Dec 2016

Rémi Verschelde

Godot Community Game Jam - Dec 2016 / Jan 2017

After the success of our previous games jams in March 2016 and June 2016, and since the community seemed pretty motivated for a new one, we are organizing a new Godot Community Game Jam that will run from 16 December 2016 to 31 January 2017.

As the previous one, it is an informal jam with relatively loose rules, and not much to gain apart from international fame within the Godot community and more experience with using our great engine! This is why this jam will run for a month and a half, giving everyone plenty of time to experiment with the engine to create something new, beginners and experienced users alike.

Check the game jam's page on itch.io: https://itch.io/jam/godotjam122016

Jam theme and rules

The jam will take place from Friday, December 16th 2016 to Tuesday, January 31st 2017, i.e. for one month and a half. It is hosted on itch.io.
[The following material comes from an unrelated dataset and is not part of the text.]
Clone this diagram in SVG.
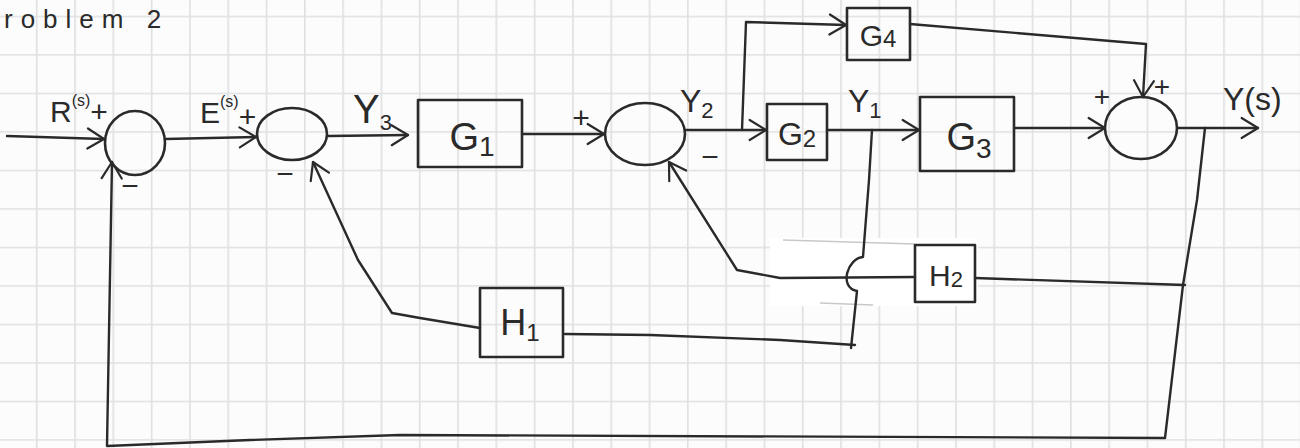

The guys from the Discord channel took the initiative and gathered some theme proposals, which were then submitted to the vote of the community. The proposal that received the most votes is Two buttons, and it will therefore be the main theme of the jam. The other proposals were Demake, No-death, Rust / decay and Round-based - those are not part of the voting criteria, but you are free to take them as an additional source of inspiration for your games.

Contestants are free to interpret the theme as they want, but keep in mind that your interpretation should be understandable if you want voters to give you many points for it.

Contestants can partake alone or as a team. Reusing existing code and assets is allowed.

Open source and educational

We see this jam as an opportunity for each community member to share their knowledge with other users, which is why we ask that all games developed for this jam are published with their source code and assets under open source licenses, thus helping build quality examples for new Godot users.

Of course jam participants are free to continue their game after the jam as a proprietary project if they want - only the jam version should be open source for the whole community to learn from it.

The minimum requirement for a valid jam entry is thus to provide the full source code to play the game; you are of course welcome to also post exported binaries for players that might not be familiar with running Godot projects from source.

Have fun!

The main purpose of this jam is to have fun together as a community of Godot users. If you are beginning with Godot, don't hesitate to ask any question on our various community channels; there are no silly questions, so go ahead!

If you are more experienced, why not take this opportunity to try to discover new features of Godot that you might not be using yet (e.g. shaders, particles)? You may also use the current development version of Godot 3.0 (no GLES 3 support yet in the master branch though) to do some alpha-testing while working on your jam game.

Good luck everyone, and enjoy the jam!